* _Required task_
Using the data below, output the first line and every line after it up to and including the line containing "const seriesNames = ['liquid", exactly as written and with nothing added.

>> START Source data

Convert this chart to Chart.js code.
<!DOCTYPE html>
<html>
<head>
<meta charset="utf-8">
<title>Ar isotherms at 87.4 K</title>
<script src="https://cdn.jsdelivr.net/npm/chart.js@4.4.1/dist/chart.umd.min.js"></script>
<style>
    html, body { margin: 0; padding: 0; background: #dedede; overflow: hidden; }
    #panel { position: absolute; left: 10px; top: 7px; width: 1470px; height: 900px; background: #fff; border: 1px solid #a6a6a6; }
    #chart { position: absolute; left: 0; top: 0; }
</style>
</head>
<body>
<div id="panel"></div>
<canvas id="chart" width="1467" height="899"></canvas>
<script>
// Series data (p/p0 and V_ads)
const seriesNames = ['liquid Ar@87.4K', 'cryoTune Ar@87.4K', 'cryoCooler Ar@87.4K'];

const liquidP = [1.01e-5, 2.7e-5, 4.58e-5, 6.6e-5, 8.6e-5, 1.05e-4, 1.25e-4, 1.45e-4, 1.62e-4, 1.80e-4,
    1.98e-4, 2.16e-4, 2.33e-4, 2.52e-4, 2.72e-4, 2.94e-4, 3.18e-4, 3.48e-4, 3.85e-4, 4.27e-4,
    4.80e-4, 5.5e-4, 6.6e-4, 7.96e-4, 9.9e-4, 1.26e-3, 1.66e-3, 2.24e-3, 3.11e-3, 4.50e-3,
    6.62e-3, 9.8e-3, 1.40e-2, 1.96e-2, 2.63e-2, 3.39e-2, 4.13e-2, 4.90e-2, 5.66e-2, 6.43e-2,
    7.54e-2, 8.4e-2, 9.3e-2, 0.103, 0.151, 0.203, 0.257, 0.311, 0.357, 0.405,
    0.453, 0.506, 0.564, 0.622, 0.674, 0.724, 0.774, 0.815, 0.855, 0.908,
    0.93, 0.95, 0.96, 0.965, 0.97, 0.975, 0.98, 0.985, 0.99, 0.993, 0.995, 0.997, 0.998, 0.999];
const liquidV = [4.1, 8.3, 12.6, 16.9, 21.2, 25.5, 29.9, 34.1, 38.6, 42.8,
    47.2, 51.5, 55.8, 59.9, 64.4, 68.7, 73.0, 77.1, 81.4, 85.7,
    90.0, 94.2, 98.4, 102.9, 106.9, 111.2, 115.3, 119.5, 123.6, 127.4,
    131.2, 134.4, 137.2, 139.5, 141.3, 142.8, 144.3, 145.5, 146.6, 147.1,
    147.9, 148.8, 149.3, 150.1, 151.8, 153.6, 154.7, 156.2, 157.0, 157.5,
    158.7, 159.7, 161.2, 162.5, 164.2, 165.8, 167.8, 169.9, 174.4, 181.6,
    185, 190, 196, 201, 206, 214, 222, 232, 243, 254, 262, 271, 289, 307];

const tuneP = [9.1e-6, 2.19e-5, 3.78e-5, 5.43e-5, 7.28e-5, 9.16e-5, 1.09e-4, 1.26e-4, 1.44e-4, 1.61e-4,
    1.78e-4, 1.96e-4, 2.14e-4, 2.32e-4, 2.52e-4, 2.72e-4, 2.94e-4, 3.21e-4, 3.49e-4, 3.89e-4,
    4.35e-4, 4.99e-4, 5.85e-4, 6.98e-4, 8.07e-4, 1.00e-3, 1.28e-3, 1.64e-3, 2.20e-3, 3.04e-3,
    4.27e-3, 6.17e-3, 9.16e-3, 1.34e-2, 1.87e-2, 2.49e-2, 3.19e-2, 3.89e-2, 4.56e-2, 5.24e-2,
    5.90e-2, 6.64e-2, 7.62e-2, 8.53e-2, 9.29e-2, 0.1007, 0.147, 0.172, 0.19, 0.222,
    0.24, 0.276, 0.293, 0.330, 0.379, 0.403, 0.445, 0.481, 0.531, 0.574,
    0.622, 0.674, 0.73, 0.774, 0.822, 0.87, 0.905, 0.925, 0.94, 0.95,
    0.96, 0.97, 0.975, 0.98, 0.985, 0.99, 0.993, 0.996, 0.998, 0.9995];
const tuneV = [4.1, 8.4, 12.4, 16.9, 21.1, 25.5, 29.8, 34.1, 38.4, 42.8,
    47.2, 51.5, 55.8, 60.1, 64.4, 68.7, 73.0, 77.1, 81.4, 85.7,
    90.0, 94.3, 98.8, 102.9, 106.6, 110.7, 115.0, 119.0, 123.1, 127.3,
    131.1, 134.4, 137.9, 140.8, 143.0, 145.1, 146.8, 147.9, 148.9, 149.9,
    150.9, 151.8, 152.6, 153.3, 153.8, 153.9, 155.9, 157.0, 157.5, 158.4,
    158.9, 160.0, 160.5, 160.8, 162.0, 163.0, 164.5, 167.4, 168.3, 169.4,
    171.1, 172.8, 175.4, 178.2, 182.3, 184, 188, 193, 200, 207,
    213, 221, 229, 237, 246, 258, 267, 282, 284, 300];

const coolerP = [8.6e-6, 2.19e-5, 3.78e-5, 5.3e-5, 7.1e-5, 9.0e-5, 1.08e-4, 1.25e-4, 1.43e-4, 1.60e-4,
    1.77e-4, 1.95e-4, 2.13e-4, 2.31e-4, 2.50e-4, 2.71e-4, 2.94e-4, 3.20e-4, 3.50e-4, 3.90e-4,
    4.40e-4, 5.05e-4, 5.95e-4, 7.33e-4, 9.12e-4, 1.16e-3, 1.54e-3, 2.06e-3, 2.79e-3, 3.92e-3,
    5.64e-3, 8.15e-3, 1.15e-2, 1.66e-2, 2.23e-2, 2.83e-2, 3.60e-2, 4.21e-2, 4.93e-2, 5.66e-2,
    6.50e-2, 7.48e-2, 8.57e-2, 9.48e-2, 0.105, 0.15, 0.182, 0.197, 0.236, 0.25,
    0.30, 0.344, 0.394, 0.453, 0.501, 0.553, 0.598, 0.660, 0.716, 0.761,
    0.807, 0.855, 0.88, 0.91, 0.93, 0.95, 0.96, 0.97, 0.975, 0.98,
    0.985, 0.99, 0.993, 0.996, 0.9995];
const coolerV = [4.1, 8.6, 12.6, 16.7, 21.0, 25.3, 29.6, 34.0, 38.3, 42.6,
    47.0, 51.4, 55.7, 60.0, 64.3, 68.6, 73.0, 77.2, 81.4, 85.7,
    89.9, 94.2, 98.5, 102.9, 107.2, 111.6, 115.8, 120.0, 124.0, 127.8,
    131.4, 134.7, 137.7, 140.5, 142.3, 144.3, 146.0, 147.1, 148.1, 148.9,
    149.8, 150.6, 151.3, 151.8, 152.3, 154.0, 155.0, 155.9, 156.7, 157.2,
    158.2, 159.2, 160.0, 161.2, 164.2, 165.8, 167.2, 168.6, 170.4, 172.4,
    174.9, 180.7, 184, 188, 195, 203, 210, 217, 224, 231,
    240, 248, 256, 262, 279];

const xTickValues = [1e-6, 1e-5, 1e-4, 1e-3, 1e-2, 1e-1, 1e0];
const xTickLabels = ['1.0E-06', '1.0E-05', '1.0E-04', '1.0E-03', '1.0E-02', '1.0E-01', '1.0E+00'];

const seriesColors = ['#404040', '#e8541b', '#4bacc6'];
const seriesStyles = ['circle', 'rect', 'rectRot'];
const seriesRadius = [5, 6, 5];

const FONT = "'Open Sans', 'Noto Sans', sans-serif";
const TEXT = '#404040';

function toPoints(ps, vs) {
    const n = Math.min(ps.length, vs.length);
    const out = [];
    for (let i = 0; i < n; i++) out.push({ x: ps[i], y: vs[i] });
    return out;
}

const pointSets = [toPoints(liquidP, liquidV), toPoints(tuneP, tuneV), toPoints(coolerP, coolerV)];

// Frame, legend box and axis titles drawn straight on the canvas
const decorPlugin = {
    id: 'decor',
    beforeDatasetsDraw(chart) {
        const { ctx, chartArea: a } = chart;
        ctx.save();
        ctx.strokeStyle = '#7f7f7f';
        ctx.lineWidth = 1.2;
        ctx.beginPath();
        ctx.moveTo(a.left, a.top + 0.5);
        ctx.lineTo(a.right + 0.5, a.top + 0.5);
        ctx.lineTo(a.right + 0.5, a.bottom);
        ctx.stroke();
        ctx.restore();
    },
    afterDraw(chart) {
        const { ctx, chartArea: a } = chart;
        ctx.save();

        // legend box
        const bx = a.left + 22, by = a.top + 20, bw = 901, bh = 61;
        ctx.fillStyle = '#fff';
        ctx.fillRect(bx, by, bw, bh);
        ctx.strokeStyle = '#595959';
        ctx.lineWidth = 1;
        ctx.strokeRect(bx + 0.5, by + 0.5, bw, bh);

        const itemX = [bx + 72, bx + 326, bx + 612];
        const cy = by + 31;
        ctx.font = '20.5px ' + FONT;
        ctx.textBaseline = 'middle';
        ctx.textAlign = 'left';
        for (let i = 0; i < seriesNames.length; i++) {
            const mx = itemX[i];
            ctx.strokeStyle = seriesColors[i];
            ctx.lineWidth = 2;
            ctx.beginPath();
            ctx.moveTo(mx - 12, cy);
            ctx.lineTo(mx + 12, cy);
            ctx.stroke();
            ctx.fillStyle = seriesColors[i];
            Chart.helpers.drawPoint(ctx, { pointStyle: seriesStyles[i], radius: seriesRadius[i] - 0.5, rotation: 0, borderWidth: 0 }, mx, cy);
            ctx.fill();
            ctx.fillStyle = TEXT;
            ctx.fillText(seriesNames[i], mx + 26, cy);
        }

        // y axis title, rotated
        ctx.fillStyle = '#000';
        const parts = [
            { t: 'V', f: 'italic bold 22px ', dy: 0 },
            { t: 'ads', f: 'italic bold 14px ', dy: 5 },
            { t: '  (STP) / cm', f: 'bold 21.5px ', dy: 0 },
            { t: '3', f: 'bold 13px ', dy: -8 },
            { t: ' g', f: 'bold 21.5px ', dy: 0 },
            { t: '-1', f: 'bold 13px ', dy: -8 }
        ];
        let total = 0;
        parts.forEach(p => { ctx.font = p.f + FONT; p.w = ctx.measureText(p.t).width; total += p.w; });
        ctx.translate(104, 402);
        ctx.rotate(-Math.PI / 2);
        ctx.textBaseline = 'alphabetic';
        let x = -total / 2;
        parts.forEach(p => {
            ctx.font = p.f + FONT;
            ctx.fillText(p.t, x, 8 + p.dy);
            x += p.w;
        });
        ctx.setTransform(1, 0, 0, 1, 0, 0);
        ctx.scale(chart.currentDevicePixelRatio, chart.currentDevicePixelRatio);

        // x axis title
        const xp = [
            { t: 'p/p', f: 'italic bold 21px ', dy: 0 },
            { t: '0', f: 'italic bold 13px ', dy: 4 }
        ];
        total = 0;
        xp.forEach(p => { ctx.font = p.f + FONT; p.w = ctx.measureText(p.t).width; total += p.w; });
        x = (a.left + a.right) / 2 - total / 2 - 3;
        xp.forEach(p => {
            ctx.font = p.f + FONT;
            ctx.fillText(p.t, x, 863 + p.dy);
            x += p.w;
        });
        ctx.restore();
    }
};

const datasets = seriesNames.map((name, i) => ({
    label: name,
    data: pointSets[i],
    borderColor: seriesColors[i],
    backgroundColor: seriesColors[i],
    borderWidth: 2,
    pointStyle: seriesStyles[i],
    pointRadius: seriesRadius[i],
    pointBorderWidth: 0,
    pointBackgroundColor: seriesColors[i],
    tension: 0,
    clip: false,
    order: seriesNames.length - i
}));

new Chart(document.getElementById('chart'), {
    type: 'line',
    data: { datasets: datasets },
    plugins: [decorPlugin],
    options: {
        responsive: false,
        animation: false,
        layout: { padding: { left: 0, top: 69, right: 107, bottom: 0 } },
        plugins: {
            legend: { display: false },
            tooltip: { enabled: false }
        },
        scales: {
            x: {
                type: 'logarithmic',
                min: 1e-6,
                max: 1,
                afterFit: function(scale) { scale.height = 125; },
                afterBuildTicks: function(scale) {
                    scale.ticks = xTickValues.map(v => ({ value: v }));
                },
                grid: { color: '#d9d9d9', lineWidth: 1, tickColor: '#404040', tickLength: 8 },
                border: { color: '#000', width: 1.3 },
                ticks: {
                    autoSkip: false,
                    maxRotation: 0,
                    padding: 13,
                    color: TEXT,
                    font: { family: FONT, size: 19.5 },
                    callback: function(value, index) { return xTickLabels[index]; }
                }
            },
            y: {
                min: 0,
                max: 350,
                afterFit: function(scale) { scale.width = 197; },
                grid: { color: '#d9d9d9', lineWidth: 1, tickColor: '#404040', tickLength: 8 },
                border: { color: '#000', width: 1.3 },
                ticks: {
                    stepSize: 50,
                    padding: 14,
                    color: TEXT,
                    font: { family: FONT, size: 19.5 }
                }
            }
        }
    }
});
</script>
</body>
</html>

>> END Source data

* _The solution_
Convert this chart to Chart.js code.
<!DOCTYPE html>
<html>
<head>
<meta charset="utf-8">
<title>Ar isotherms at 87.4 K</title>
<script src="https://cdn.jsdelivr.net/npm/chart.js@4.4.1/dist/chart.umd.min.js"></script>
<style>
    html, body { margin: 0; padding: 0; background: #dedede; overflow: hidden; }
    #panel { position: absolute; left: 10px; top: 7px; width: 1470px; height: 900px; background: #fff; border: 1px solid #a6a6a6; }
    #chart { position: absolute; left: 0; top: 0; }
</style>
</head>
<body>
<div id="panel"></div>
<canvas id="chart" width="1467" height="899"></canvas>
<script>
// Series data (p/p0 and V_ads)
const seriesNames = ['liquid Ar@87.4K', 'cryoTune Ar@87.4K', 'cryoCooler Ar@87.4K'];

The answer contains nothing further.